Description of the task » Reproduce the data exactly and drop any pictures it holds.

Provided material »
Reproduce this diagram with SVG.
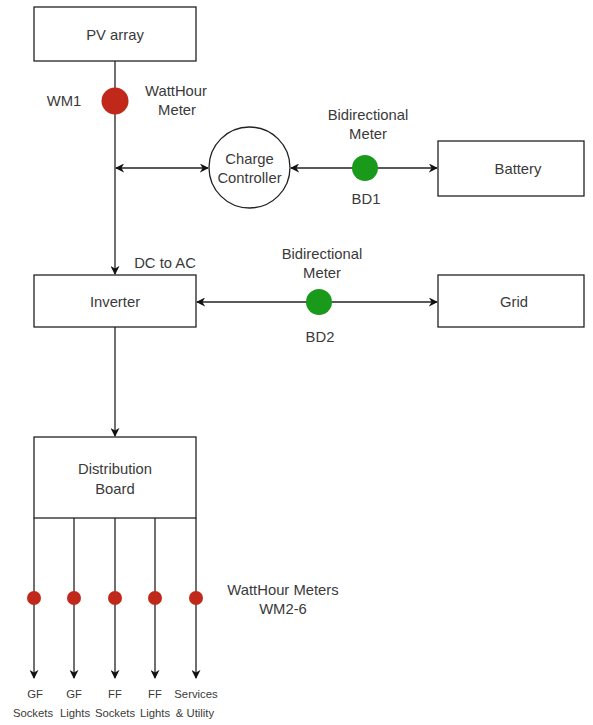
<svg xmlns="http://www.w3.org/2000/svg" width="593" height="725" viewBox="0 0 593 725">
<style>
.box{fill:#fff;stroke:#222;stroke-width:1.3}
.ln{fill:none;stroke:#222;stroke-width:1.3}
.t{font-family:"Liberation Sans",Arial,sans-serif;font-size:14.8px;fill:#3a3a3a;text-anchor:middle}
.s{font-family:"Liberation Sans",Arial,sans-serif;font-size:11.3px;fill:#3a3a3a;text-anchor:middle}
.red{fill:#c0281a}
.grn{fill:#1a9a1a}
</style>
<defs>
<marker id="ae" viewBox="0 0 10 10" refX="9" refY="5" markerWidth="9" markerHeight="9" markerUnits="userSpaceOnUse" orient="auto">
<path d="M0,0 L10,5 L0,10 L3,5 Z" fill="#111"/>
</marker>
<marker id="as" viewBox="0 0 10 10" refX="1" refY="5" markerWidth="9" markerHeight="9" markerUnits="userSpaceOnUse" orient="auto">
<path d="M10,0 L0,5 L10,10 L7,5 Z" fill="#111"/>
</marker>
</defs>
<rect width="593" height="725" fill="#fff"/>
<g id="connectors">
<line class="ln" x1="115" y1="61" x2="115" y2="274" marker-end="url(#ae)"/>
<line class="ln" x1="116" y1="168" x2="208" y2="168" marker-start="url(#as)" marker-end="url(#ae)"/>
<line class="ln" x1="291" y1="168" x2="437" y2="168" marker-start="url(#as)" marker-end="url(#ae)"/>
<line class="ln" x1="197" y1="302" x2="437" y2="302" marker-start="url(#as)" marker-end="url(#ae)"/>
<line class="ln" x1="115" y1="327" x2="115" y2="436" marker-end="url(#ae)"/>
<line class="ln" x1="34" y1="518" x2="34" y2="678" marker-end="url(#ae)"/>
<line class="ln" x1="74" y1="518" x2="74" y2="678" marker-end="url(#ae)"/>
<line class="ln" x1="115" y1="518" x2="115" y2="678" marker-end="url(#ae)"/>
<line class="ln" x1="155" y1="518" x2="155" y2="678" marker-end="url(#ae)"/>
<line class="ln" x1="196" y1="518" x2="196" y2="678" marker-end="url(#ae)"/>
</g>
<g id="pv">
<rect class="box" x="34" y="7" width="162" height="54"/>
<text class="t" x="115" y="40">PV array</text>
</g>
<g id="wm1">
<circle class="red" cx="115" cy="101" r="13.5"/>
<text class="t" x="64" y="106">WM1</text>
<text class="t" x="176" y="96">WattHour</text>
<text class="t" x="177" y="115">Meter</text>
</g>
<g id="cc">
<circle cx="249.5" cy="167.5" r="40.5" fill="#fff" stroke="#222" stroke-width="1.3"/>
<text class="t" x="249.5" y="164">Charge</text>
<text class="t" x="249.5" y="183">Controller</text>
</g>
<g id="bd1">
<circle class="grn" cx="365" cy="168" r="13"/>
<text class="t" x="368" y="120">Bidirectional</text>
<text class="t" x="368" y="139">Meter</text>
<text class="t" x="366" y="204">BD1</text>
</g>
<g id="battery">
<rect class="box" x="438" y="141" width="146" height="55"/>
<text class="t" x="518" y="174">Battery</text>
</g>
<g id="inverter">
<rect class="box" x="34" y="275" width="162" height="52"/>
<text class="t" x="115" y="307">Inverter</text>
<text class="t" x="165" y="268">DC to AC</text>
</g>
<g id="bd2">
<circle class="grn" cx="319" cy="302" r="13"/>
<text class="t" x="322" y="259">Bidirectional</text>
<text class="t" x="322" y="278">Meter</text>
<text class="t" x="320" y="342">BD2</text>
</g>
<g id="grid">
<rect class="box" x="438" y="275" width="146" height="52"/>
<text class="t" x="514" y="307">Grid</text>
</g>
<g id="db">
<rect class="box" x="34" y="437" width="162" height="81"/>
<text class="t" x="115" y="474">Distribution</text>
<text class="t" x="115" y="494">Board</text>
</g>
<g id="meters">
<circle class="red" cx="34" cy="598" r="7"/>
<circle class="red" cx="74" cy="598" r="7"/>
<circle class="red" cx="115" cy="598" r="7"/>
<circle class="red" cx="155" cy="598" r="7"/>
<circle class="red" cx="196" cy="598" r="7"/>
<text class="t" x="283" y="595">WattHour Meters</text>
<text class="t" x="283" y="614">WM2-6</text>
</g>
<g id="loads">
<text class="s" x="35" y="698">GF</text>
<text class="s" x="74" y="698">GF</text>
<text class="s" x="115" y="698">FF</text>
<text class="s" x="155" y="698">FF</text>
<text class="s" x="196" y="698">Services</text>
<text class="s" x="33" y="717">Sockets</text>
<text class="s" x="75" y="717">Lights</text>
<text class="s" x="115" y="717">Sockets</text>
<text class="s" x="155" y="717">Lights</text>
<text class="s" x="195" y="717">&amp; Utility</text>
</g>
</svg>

The response »
Reproduce this diagram with SVG.
<svg xmlns="http://www.w3.org/2000/svg" width="593" height="725" viewBox="0 0 593 725">
<style>
.box{fill:#fff;stroke:#222;stroke-width:1.3}
.ln{fill:none;stroke:#222;stroke-width:1.3}
.t{font-family:"Liberation Sans",Arial,sans-serif;font-size:14.8px;fill:#3a3a3a;text-anchor:middle}
.s{font-family:"Liberation Sans",Arial,sans-serif;font-size:11.3px;fill:#3a3a3a;text-anchor:middle}
.red{fill:#c0281a}
.grn{fill:#1a9a1a}
</style>
<defs>
<marker id="ae" viewBox="0 0 10 10" refX="9" refY="5" markerWidth="9" markerHeight="9" markerUnits="userSpaceOnUse" orient="auto">
<path d="M0,0 L10,5 L0,10 L3,5 Z" fill="#111"/>
</marker>
<marker id="as" viewBox="0 0 10 10" refX="1" refY="5" markerWidth="9" markerHeight="9" markerUnits="userSpaceOnUse" orient="auto">
<path d="M10,0 L0,5 L10,10 L7,5 Z" fill="#111"/>
</marker>
</defs>
<rect width="593" height="725" fill="#fff"/>
<g id="connectors">
<line class="ln" x1="115" y1="61" x2="115" y2="274" marker-end="url(#ae)"/>
<line class="ln" x1="116" y1="168" x2="208" y2="168" marker-start="url(#as)" marker-end="url(#ae)"/>
<line class="ln" x1="291" y1="168" x2="437" y2="168" marker-start="url(#as)" marker-end="url(#ae)"/>
<line class="ln" x1="197" y1="302" x2="437" y2="302" marker-start="url(#as)" marker-end="url(#ae)"/>
<line class="ln" x1="115" y1="327" x2="115" y2="436" marker-end="url(#ae)"/>
<line class="ln" x1="34" y1="518" x2="34" y2="678" marker-end="url(#ae)"/>
<line class="ln" x1="74" y1="518" x2="74" y2="678" marker-end="url(#ae)"/>
<line class="ln" x1="115" y1="518" x2="115" y2="678" marker-end="url(#ae)"/>
<line class="ln" x1="155" y1="518" x2="155" y2="678" marker-end="url(#ae)"/>
<line class="ln" x1="196" y1="518" x2="196" y2="678" marker-end="url(#ae)"/>
</g>
<g id="pv">
<rect class="box" x="34" y="7" width="162" height="54"/>
<text class="t" x="115" y="40">PV array</text>
</g>
<g id="wm1">
<circle class="red" cx="115" cy="101" r="13.5"/>
<text class="t" x="64" y="106">WM1</text>
<text class="t" x="176" y="96">WattHour</text>
<text class="t" x="177" y="115">Meter</text>
</g>
<g id="cc">
<circle cx="249.5" cy="167.5" r="40.5" fill="#fff" stroke="#222" stroke-width="1.3"/>
<text class="t" x="249.5" y="164">Charge</text>
<text class="t" x="249.5" y="183">Controller</text>
</g>
<g id="bd1">
<circle class="grn" cx="365" cy="168" r="13"/>
<text class="t" x="368" y="120">Bidirectional</text>
<text class="t" x="368" y="139">Meter</text>
<text class="t" x="366" y="204">BD1</text>
</g>
<g id="battery">
<rect class="box" x="438" y="141" width="146" height="55"/>
<text class="t" x="518" y="174">Battery</text>
</g>
<g id="inverter">
<rect class="box" x="34" y="275" width="162" height="52"/>
<text class="t" x="115" y="307">Inverter</text>
<text class="t" x="165" y="268">DC to AC</text>
</g>
<g id="bd2">
<circle class="grn" cx="319" cy="302" r="13"/>
<text class="t" x="322" y="259">Bidirectional</text>
<text class="t" x="322" y="278">Meter</text>
<text class="t" x="320" y="342">BD2</text>
</g>
<g id="grid">
<rect class="box" x="438" y="275" width="146" height="52"/>
<text class="t" x="514" y="307">Grid</text>
</g>
<g id="db">
<rect class="box" x="34" y="437" width="162" height="81"/>
<text class="t" x="115" y="474">Distribution</text>
<text class="t" x="115" y="494">Board</text>
</g>
<g id="meters">
<circle class="red" cx="34" cy="598" r="7"/>
<circle class="red" cx="74" cy="598" r="7"/>
<circle class="red" cx="115" cy="598" r="7"/>
<circle class="red" cx="155" cy="598" r="7"/>
<circle class="red" cx="196" cy="598" r="7"/>
<text class="t" x="283" y="595">WattHour Meters</text>
<text class="t" x="283" y="614">WM2-6</text>
</g>
<g id="loads">
<text class="s" x="35" y="698">GF</text>
<text class="s" x="74" y="698">GF</text>
<text class="s" x="115" y="698">FF</text>
<text class="s" x="155" y="698">FF</text>
<text class="s" x="196" y="698">Services</text>
<text class="s" x="33" y="717">Sockets</text>
<text class="s" x="75" y="717">Lights</text>
<text class="s" x="115" y="717">Sockets</text>
<text class="s" x="155" y="717">Lights</text>
<text class="s" x="195" y="717">&amp; Utility</text>
</g>
</svg>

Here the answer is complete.